2. Publishing a Data Loader Task

  1. On the DI Lab project details page, click Tasks in the submenu.
  2. In the Tasks list, locate Load Revenue Data into Data Warehouse.
  3. Click the actions icon (three dots), and then select Publish to application.
  4. In the Publish to application dialog, select Lab Application.
  5. Click Publish.

    A notification message displays, with a link to the Application to view the published task.

  6. Select View application in the notification. Then select X to close the notification.

    The Patches list on the Application details page displays. When you publish a task, one patch entry is created in the Application.

  7. On the Patches list, you can monitor the patch status. Click Refresh to get the latest status updates.

    A patch is an update made to the Application. When you publish a task, a Publish patch is created. When you unpublish a task, an Unpublish patch is created. Learn more about Patches.
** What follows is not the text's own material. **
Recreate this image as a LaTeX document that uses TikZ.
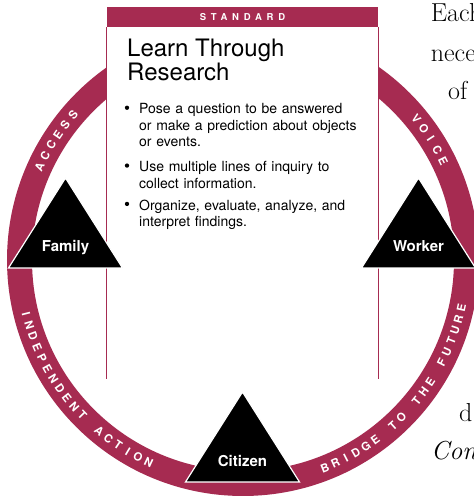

    When the status of the patch changes to Success, a published task entry is created on the Tasks list of the Application details page.

3. Running a Data Loader Task

  1. In the tab bar, click Open tab (plus icon), and then select Applications.
  2. Click Lab Application to open the details page.
  3. On the Application details page, click Tasks.
  4. On the Tasks list, select Run from the actions icon (three dots) for Load Revenue Data into Data Warehouse.

    A notification message displays, and the Runs list appears. A data loader task run is created on the Runs list. Use the Runs list to view all task runs and their statuses.

  5. On the Runs list, click Refresh to get the latest task run status updates.

    Learn more about task runs.

    When the run status turns to Success, you can see the values for Data read and Rows written.